Forum für Kunst und Kultur
Herzogenrath e.V.

28 Tage

Mavi Garcia

Begrüßung

Prof. Fritz Rohde Forum für Kunst und Kultur

Einführung

Dr. Volkmar Mühleis Luca School of Art, Brüssel

Veranstaltungsdauer:

20. November bis

18. December 2022

Körperspannung – Zur Kunst von Mavi Garcia anlässlich der Ausstellung „28 Tage“ Volkmar Mühleis Die nächsten acht Stunden werden wir das Eis schmelzen sehen. Als könnten wir das – unsere Geduld reicht dazu wohl kaum aus. Nicht einmal für eine so kurze Spanne im Vergleich zum Schmelzen in der Natur, der Eiskappen und Gletscher. Hier ist der Schmelzvorgang gerahmt, wie für ein klassisches Bild. Wir sehen keine ‚eisbrecherische‘ Natur, vielmehr den Anschein von einem sehr stillen Leben, das vor uns verfließt, so langsam, dass es nur in der Kurzfassung des Videos anschaulich wird.

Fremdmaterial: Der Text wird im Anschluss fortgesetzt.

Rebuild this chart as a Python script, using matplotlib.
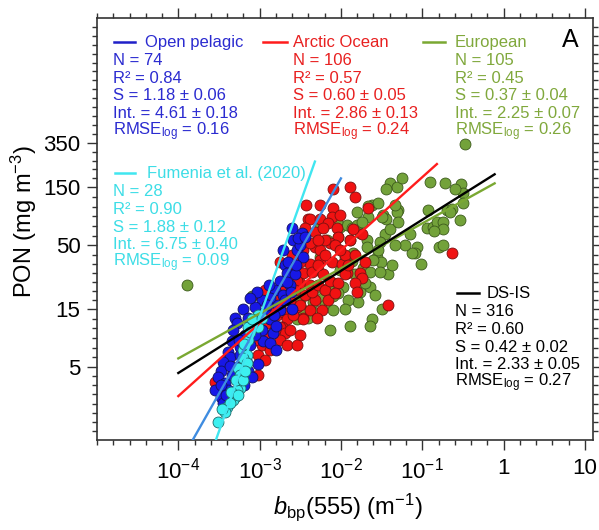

Atem heißt die Arbeit, eine von sechzehn, die Mavi Garcia in ihrer neuen Ausstellung im Kunsthaus Eurode- Bahnhof Herzogenrath zeigt. Wie schon in vielen ihrer früheren Werke gilt die Aufmerksamkeit der Körperlichkeit, ihrer Erscheinung, Mediatisierung, Erfahrung. Den metaphorischen Sprung ins kalte Wasser deutet sie in einer Skulptur mit einem Paar sprungbereiter Beine auf Zehenspitzen an – aus Metall, Polyester und Gips gefertigt –, auf einem langen, von der Wand in den Raum ragenden, blauen Brett. Garcia zeigt nahezu die ganze Bandbreite ihrer Kunst – Videos und Skulpturen ebenso wie verfremdete Fotos und Installationen. 28 Tage heißt die Ausstellung, in Anlehnung an das gleichnamige Video, in dem eine Fliege zu sehen ist, die anderthalb Stunden gefangen in einem umgedrehten Glas umhersaust, krabbelt, den Ausweg sucht. Dieses Glas schmilzt nicht, wird zum erbitterten Mikroklima für das Tier, vor der Kamera wie in einem Experiment, einem Wettlauf mit der Zeit. Seit zwanzig Jahren etabliert sich die Künstlerin mit Ausstellungen in der Kunsthalle Gießen, der Alfred Galerie in Tel Aviv, im Neuen Kunstverein Regensburg, bei Saint James Cavalier auf Malta, in der Kunsthalle Osnabrück, der Kunstakademie Düsseldorf, um nur einige Orte zu nennen. Von Málaga zog es sie ins Rheinland, wo sie heute in Aachen lebt und arbeitet. Ihrer Videoinstallation Atem stellte sie, einem Motto gleich, einen Dreizeiler des japanischen Dichters Kobayashi Issa zur Seite, auf Englisch: „A world of dew,/ And within every dewdrop/ A world of struggle – Eine Welt aus Tau,/ Und in jedem Tautropfen/ die Welt im Widerstreit.“ Schon in unserem Körper bebt dieser Widerstreit, pulsiert das Herz. Wofür es schlägt? Vielleicht geben darüber die Glückskekse Auskunft, die sich jede und jeder aus einem Glasbehälter in der Ausstellung nehmen kann.